After getting to our destination port, we biked back to Yangshuo only 30 minutes or so away. The ride was pretty awesome because we biked through villages and less developed backroads. I even swerved to miss a crossing cow while I recorded video on my iPhone.
That afternoon, I finally got a chance to taste Guilin rice noodles at the same dumpling house from the day before. They were really good. Quite spicy and very reminiscent of Korean instant noodles. This was the first of many tastings!
In contrast, I tried corn juice which was pretty gross. It's not sweet and tastes like creamed corn with a more liquid texture. I was done after a few sips.
We ended the night going to an impression show. A little bit of theater, folklore, and visual entertainment, the show is a feast for the eyes and set against the backdrop of the karst mountains.
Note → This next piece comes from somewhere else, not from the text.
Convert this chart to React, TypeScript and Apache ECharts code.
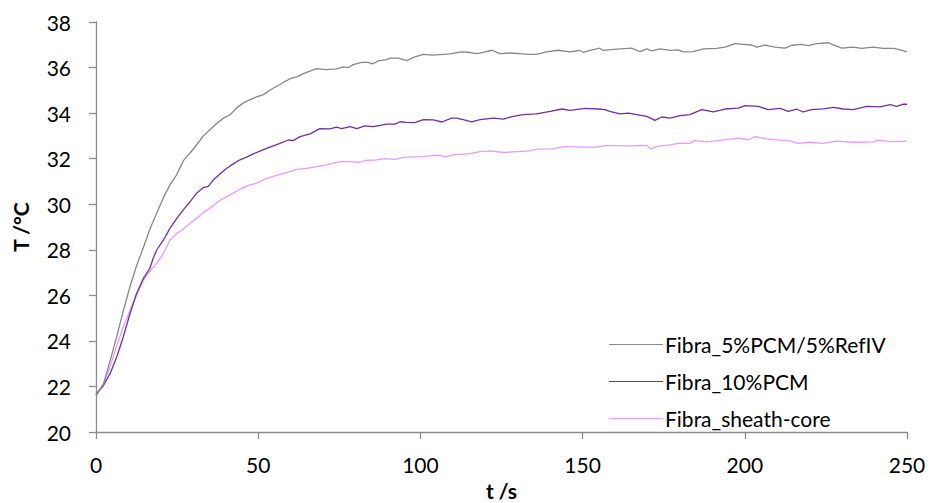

There are several famous impression shows across China, but each focuses on the culture and geography of the local area so none of the shows are the same. Our particular show was co-directed by Zhang Yimou, of Beijing Olympics opening ceremonies fame. The show was good and the cultural experience was a nice contrast to our physical activities. Because impression shows are also popular among Chinese, the event was crowd chaos going nuclear. In short, Chinese don't have the best line etiquette. People, young and old, regularly cut in line regardless of the location. Getting through the impression show gates required pushing and some defensive elbowing yet shortly after getting through the gates, everyone ends up scattered in a big courtyard anyways. Why all these people don't chill out is beyond me.
Dinner is once again at the dumpling house. I've eaten at this place three times now, but it's okay because it's really good and cheap. Before hitting the sack, some of us hit the Terratribes fruit shake shack, and I finally try their infamous fried ice, a milk mixture that's made into near-ice cream consistency over a cold mixing bowl. I got the mango. Good stuff.